Before the summer of this year, there had been 70 cases of state aid to European banks with at least 27 cases of rescue or recapitalization aid. In adjudicating on these, the EU Competition Commission will play a bigger role than any other policy institution in reshaping the European banking industry.

The Commission’s determination to enforce radical change seems to be growing, not diminishing. Just three days before the Lloyds announcement, ING unveiled a final restructuring plan filed with the European authorities to repay state aid and reduce leverage that amounts to a 45% shrinkage in its balance sheet. This is much harsher than the market had expected. RBS will undergo radical restructuring for one. It is likely to have to sell parts of its UK retail network and its insurance division. It may even have a fight on its hands to keep its core US franchise, Citizens. Many other banks should be nervous.

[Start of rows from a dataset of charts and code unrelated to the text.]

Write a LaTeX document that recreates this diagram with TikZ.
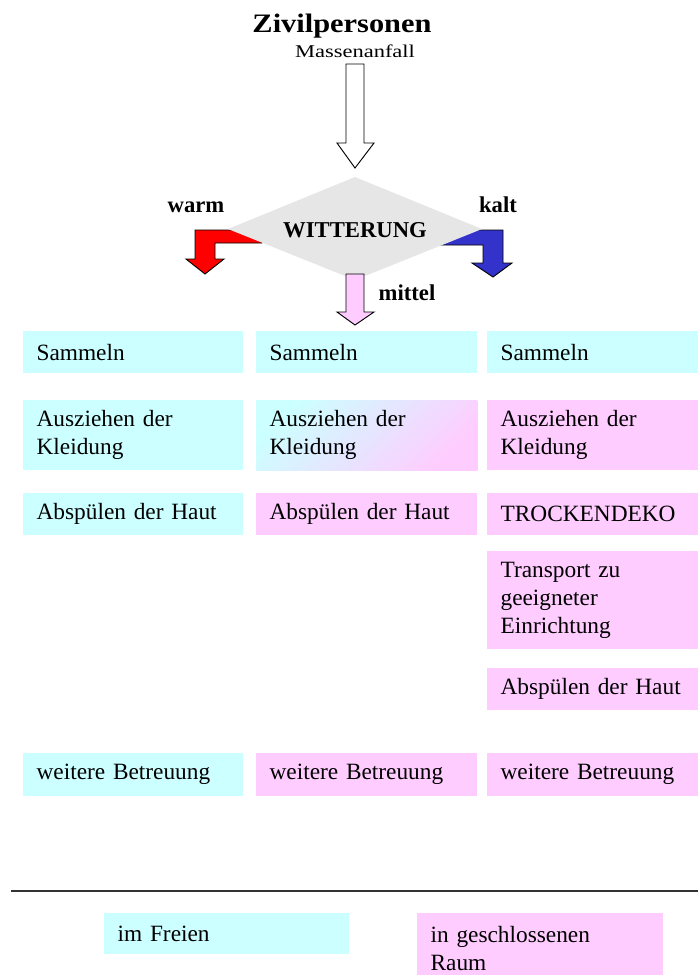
\documentclass[tikz,border=0pt]{standalone}
\usepackage{fontspec}
\setmainfont{Liberation Serif}
\definecolor{hellcyan}{HTML}{CCFFFF}
\definecolor{hellrosa}{HTML}{FFCCFF}
\definecolor{rautegrau}{HTML}{E6E6E6}
\definecolor{kaltblau}{HTML}{3333CC}

\begin{document}
\begin{tikzpicture}[x=0.75pt,y=-0.75pt,
    frei/.style={fill=hellcyan},
    raum/.style={fill=hellrosa},
    feld/.style={anchor=north west, inner xsep=10pt, inner ysep=0pt,
      align=left, text width=#1, font=\fontsize{17.5}{21}\selectfont},
    lbl/.style={anchor=base, font=\bfseries\fontsize{17}{20}\selectfont},
    pfeil/.style={draw=black, line width=0.7pt, line join=miter}]
    \useasboundingbox (0,0) rectangle (698,975);

    % Kopf
    \node[anchor=base, font=\bfseries\fontsize{20}{24}\selectfont] (titel) at (342,32)
        {\scalebox{1.14}[1]{Zivilpersonen}};
    \node[anchor=base, font=\fontsize{13.5}{16}\selectfont] (anfall) at (355,57)
        {\scalebox{1.25}[1]{Massenanfall}};

    % Pfeil nach unten
    \draw[pfeil, fill=white] (346,64) -- (364,64) -- (364,143) -- (374,143) -- (355,168)
        -- (337,143) -- (346,143) -- cycle;

    % Abzweigungen warm / kalt
    \draw[pfeil, fill=red] (262,230) -- (195,230) -- (195,259) -- (186,259) -- (205,274)
        -- (224,259) -- (215,259) -- (215,243) -- (262,243) -- cycle;
    \draw[pfeil, fill=kaltblau] (440,230) -- (503,230) -- (503,263) -- (512,263) -- (493,277)
        -- (472,263) -- (483,263) -- (483,245) -- (440,245) -- cycle;

    % Raute
    \coordinate (RO) at (355,177);
    \coordinate (RR) at (482,229);
    \coordinate (RU) at (355,280);
    \coordinate (RL) at (228,229);
    \fill[rautegrau] (RO) -- (RR) -- (RU) -- (RL) -- cycle;
    \node[font=\bfseries\fontsize{17}{20}\selectfont] (witterung) at (355,230) {WITTERUNG};

    % mittel
    \draw[pfeil, fill=hellrosa] (346,274) -- (364,274) -- (364,312) -- (374,312) -- (355,325)
        -- (337,312) -- (346,312) -- cycle;

    \node[lbl] (warm) at (196,212) {warm};
    \node[lbl] (kalt) at (498,212) {kalt};
    \node[lbl] (mittel) at (407,300) {mittel};

    % Spalte warm
    \node[feld=145pt, frei, minimum height=31.5pt] (w1) at (23,331) {Sammeln};
    \node[feld=145pt, frei, minimum height=52.5pt] (w2) at (23,400) {Ausziehen der\\Kleidung};
    \node[feld=145pt, frei, minimum height=31.5pt] (w3) at (23,493) {Abspülen der Haut};
    \node[feld=145pt, frei, minimum height=32.25pt] (w4) at (23,753) {weitere Betreuung};

    % Spalte mittel
    \node[feld=145.75pt, frei, minimum height=31.5pt] (m1) at (256,331) {Sammeln};
    \node[feld=145.75pt, top color=hellcyan, bottom color=hellrosa, shading angle=45,
        minimum height=52.5pt] (m2) at (256,400) {Ausziehen der\\Kleidung};
    \node[feld=145.75pt, raum, minimum height=31.5pt] (m3) at (256,493) {Abspülen der Haut};
    \node[feld=145.75pt, raum, minimum height=32.25pt] (m4) at (256,753) {weitere Betreuung};

    % Spalte kalt
    \node[feld=138.25pt, frei, minimum height=31.5pt] (k1) at (487,331) {Sammeln};
    \node[feld=138.25pt, raum, minimum height=52.5pt] (k2) at (487,400) {Ausziehen der\\Kleidung};
    \node[feld=138.25pt, raum, minimum height=31.5pt] (k3) at (487,493) {TROCKENDEKO};
    \node[feld=138.25pt, raum, minimum height=73.5pt] (k4) at (487,551) {Transport zu\\geeigneter\\Einrichtung};
    \node[feld=138.25pt, raum, minimum height=31.5pt] (k5) at (487,668) {Abspülen der Haut};
    \node[feld=138.25pt, raum, minimum height=32.25pt] (k6) at (487,753) {weitere Betreuung};

    % Legende
    \coordinate (LA) at (11,891);
    \coordinate (LB) at (698,891);
    \draw[line width=1.5pt, black!80] (LA) -- (LB);
    \node[feld=163.75pt, frei, minimum height=30.75pt] (freien) at (104,913) {im Freien};
    \node[feld=164.5pt, raum, minimum height=53.25pt] (raum) at (417,913) {in geschlossenen\\Raum};
\end{tikzpicture}
\end{document}
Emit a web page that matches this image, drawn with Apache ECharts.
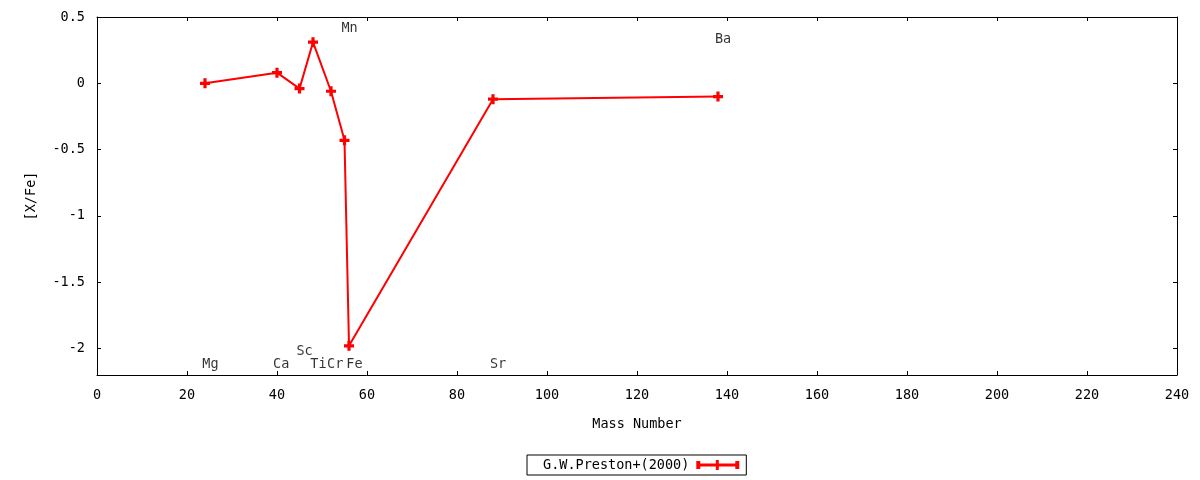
<!DOCTYPE html>
<html>
<head>
<meta charset="utf-8">
<script src="https://cdn.jsdelivr.net/npm/echarts@6/dist/echarts.min.js"></script>
<style>html,body{margin:0;padding:0;background:#fff;}#c{width:1200px;height:480px;}</style>
</head>
<body>
<div id="c"></div>
<script>
// Data
var massNumbers = [24, 40, 45, 48, 52, 55, 56, 88, 138];
var xFeValues   = [0.00, 0.08, -0.04, 0.31, -0.06, -0.43, -1.98, -0.12, -0.10];
var labelNames  = ['Mg', 'Ca', 'Sc', 'Ti', 'Cr', 'Fe', 'Sr', 'Mn', 'Ba'];
var labelX      = [23.3, 39, 44.2, 47.3, 51, 55.3, 87.2, 54.2, 137.2];
var labelY      = [-2.12, -2.12, -2.02, -2.12, -2.12, -2.12, -2.12, 0.41, 0.33];
var yTicks      = [-2, -1.5, -1, -0.5, 0, 0.5];
var seriesName  = 'G.W.Preston+(2000)';

var FONT = 'DejaVu Sans Mono';
var FS = 13.5;
var plusPath = 'path://M3.4,0H6.6V3.4H10V6.6H6.6V10H3.4V6.6H0V3.4H3.4Z';
var legendIcon = 'path://M0,1H4V3.5H19.5V0H22.5V3.5H39V1H43V9H39V6.5H22.5V10H19.5V6.5H4V9H0Z';

var chart = echarts.init(document.getElementById('c'));
var axisLine = {show: true, onZero: false, lineStyle: {color: '#000', width: 1}};
var tickStyle = {show: true, inside: true, length: 4, lineStyle: {color: '#000', width: 1}};
var labelStyle = {color: '#000', fontFamily: FONT, fontSize: FS};

chart.setOption({
  animation: false,
  backgroundColor: '#fff',
  textStyle: {fontFamily: FONT},
  grid: {left: 97, right: 23, top: 17, bottom: 105, containLabel: false},
  legend: {
    data: [{name: seriesName, icon: legendIcon}],
    left: 527, top: 455,
    align: 'right',
    itemWidth: 43, itemHeight: 10,
    padding: [3, 7, 3, 16],
    borderColor: '#000', borderWidth: 1, borderRadius: 0,
    backgroundColor: '#fff',
    textStyle: {color: '#000', fontFamily: FONT, fontSize: FS, padding: [0, 2, 0, 0]},
    selectedMode: false
  },
  xAxis: [{
    type: 'value', min: 0, max: 240, interval: 20,
    position: 'bottom',
    name: 'Mass Number', nameLocation: 'middle', nameGap: 42,
    nameTextStyle: {color: '#000', fontFamily: FONT, fontSize: FS},
    axisLine: axisLine, axisTick: tickStyle,
    axisLabel: Object.assign({margin: 13}, labelStyle),
    splitLine: {show: false}
  }, {
    type: 'value', min: 0, max: 240, interval: 20,
    position: 'top',
    axisLine: axisLine, axisTick: tickStyle,
    axisLabel: {show: false}, splitLine: {show: false}
  }],
  yAxis: [{
    type: 'value', min: -2.2, max: 0.5,
    position: 'left',
    name: '[X/Fe]', nameLocation: 'middle', nameGap: 59, nameRotate: 90,
    nameTextStyle: {color: '#000', fontFamily: FONT, fontSize: FS},
    axisLine: axisLine,
    axisTick: Object.assign({customValues: yTicks}, tickStyle),
    axisLabel: Object.assign({margin: 12, customValues: yTicks}, labelStyle),
    splitLine: {show: false}
  }, {
    type: 'value', min: -2.2, max: 0.5,
    position: 'right',
    axisLine: axisLine,
    axisTick: Object.assign({customValues: yTicks}, tickStyle),
    axisLabel: {show: false, customValues: yTicks}, splitLine: {show: false}
  }],
  series: [{
    name: seriesName,
    type: 'line',
    data: massNumbers.map(function (m, i) { return [m, xFeValues[i]]; }),
    symbol: plusPath, symbolSize: 10,
    itemStyle: {color: '#ff0000'},
    lineStyle: {color: '#ff0000', width: 2},
    z: 3
  }, {
    name: 'labels',
    type: 'scatter',
    data: labelNames.map(function (n, i) { return {value: [labelX[i], labelY[i]], name: n}; }),
    symbolSize: 1,
    itemStyle: {color: 'rgba(0,0,0,0)'},
    label: {show: true, position: 'right', distance: 0, formatter: '{b}',
            color: '#000', fontFamily: FONT, fontSize: FS},
    silent: true,
    z: 2
  }]
});
</script>
</body>
</html>
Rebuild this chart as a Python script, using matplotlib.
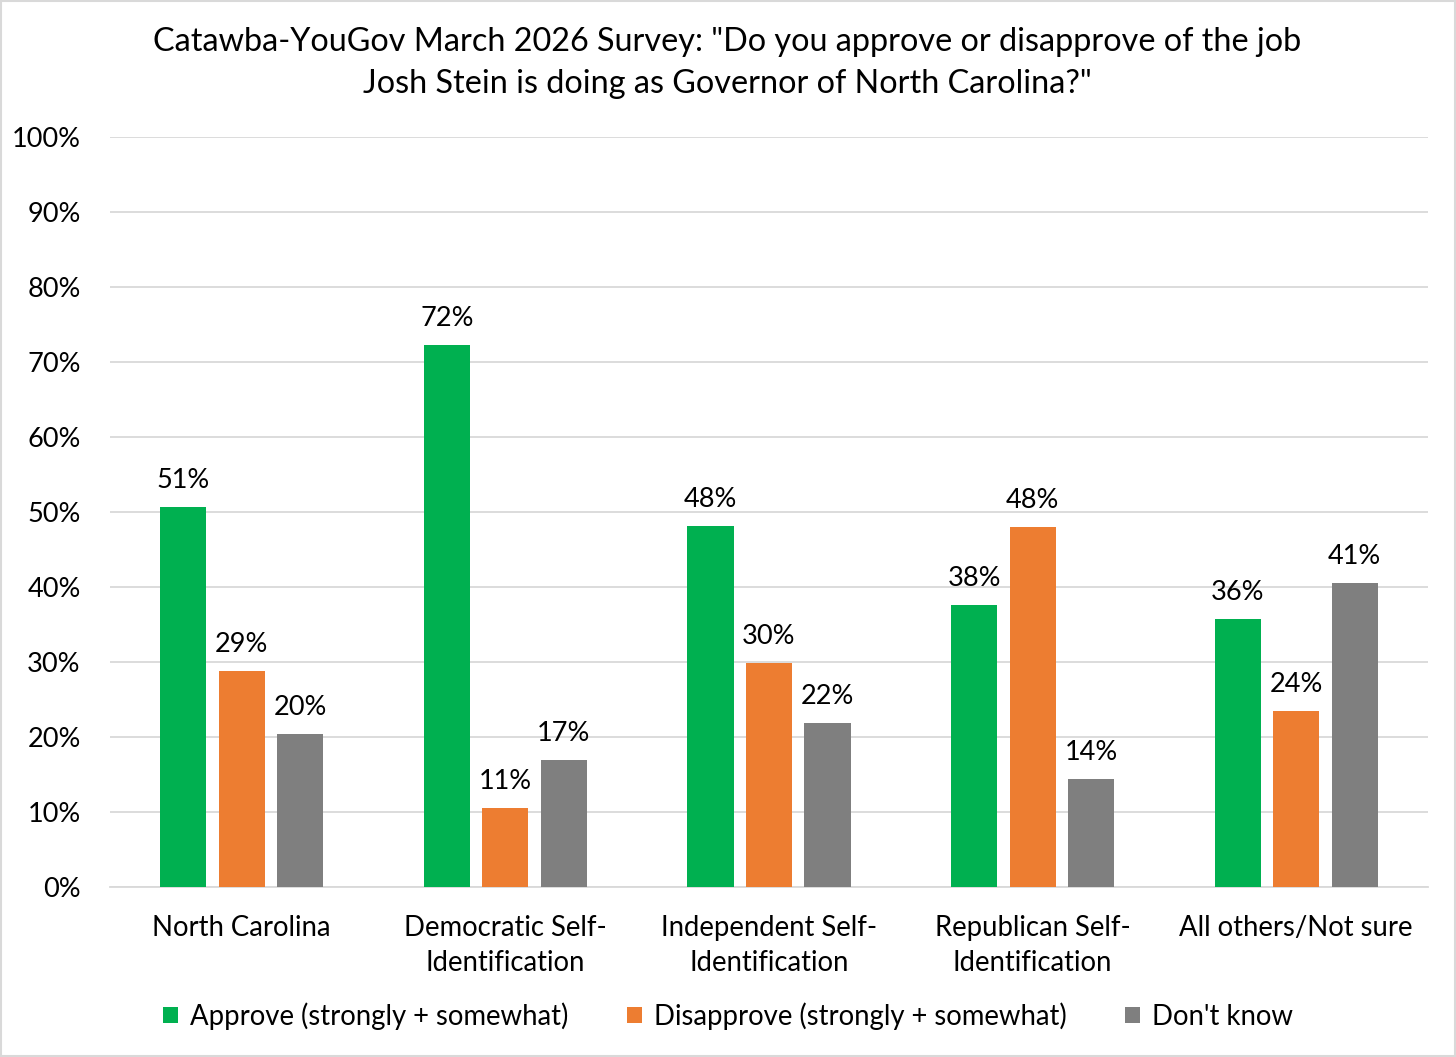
import numpy as np
import matplotlib.pyplot as plt
from matplotlib.patches import Rectangle

plt.rcParams['font.family'] = ['Lato', 'DejaVu Sans']

# dados
categorias = ['North Carolina', 'Democratic Self-\nIdentification', 'Independent Self-\nIdentification',
              'Republican Self-\nIdentification', 'All others/Not sure']
aprova = [50.7, 72.3, 48.1, 37.6, 35.8]
desaprova = [28.8, 10.6, 29.9, 48.0, 23.5]
nao_sabe = [20.4, 16.9, 21.9, 14.4, 40.6]
series = ['Approve (strongly + somewhat)', 'Disapprove (strongly + somewhat)', "Don't know"]
cores = ['#00B050', '#ED7D31', '#7F7F7F']
yticks = np.arange(0, 101, 10)

fig = plt.figure(figsize=(14.56, 10.57), dpi=100)
ax = fig.add_axes([0.0755, 0.1608, 0.9053, 0.7096])

x = np.arange(len(categorias))
largura = 0.175
passo = 0.222
for i, (vals, nome, cor) in enumerate(zip([aprova, desaprova, nao_sabe], series, cores)):
    barras = ax.bar(x + (i - 1) * passo, vals, largura, color=cor, label=nome, zorder=3)
    ax.bar_label(barras, labels=[f'{v:.0f}%' for v in vals], padding=10, fontsize=19.5)

ax.set_xlim(-0.5, len(categorias) - 0.5)
ax.set_ylim(0, 100)
ax.set_yticks(yticks)
ax.set_yticklabels([f'{t}%' for t in yticks], fontsize=19.5)
ax.set_xticks(x)
ax.set_xticklabels(categorias, fontsize=19.8, linespacing=1.45)
ax.tick_params(axis='y', length=0, pad=21)
ax.tick_params(axis='x', length=0, pad=20)
ax.grid(axis='y', color='#D9D9D9', linewidth=1.3, zorder=0)
for lado in ['top', 'right', 'left']:
    ax.spines[lado].set_visible(False)
ax.spines['bottom'].set_color('#D9D9D9')
ax.spines['bottom'].set_linewidth(1.3)

fig.text(0.4993, 0.9404, 'Catawba-YouGov March 2026 Survey: "Do you approve or disapprove of the job\n'
         'Josh Stein is doing as Governor of North Carolina?"',
         ha='center', va='center', fontsize=23.3, linespacing=1.5)

fig.legend(loc='center', bbox_to_anchor=(0.5, 0.039), ncol=3, frameon=False, fontsize=19.8,
           handlelength=0.55, handleheight=0.55, handletextpad=0.45, columnspacing=2.1)

# moldura cinza
fig.patches.append(Rectangle((0.001, 0.001), 0.998, 0.998, transform=fig.transFigure,
                             fill=False, edgecolor='#D9D9D9', linewidth=1.5))

fig.savefig('out.png', dpi=100)
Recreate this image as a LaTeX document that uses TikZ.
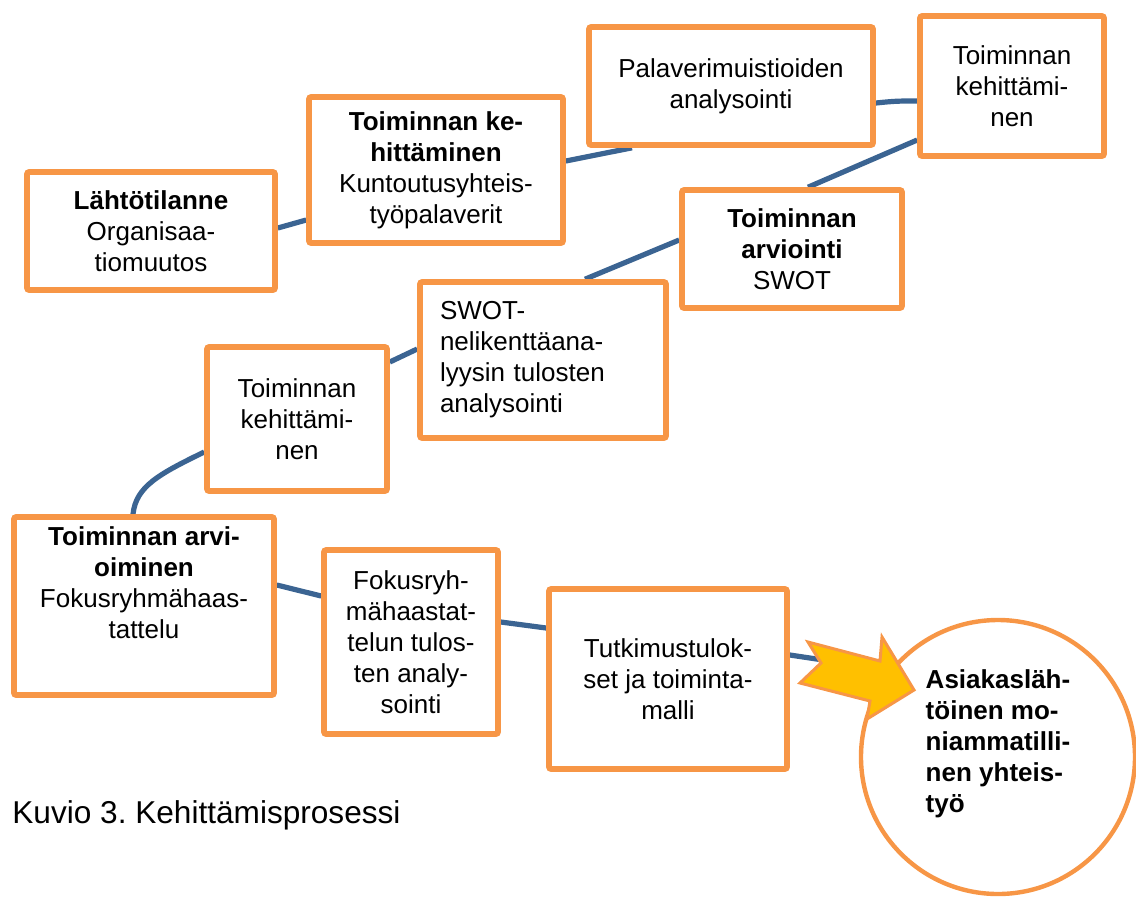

European governments have been prepared to spend 16.5% of their GDP on bank bailouts. An emergency rights issue to escape the clutches of the UK’s asset protection scheme, as Lloyds had planned, could surely never have enabled Lloyds to carry on regardless without sanctions from the EU regulators.

It’s tough to read through to the likely future of European banking yet. One thing is clear though. If these state-supported forced sellers simply divest large portions of their businesses to the evident winners in European banking – BNP Paribas, BBVA, Credit Suisse, Deutsche Bank, HSBC, Société Générale – then competition will be diminished, not enhanced. New entrants should be encouraged, as long as they are credible owners of banks.

Meanwhile, Lloyds shareholders being asked to stump up £21 billion of new equity ought to be demanding the head of the group’s chief executive Eric Daniels. He was at the helm when a healthy banking group rushed through its takeover of the critically wounded HBOS. He and then chairman Victor Blank trumpeted the deal as a once in a lifetime opportunity to beat competition concerns and build unheard of critical mass in the UK market. How hollow those boasts seem now.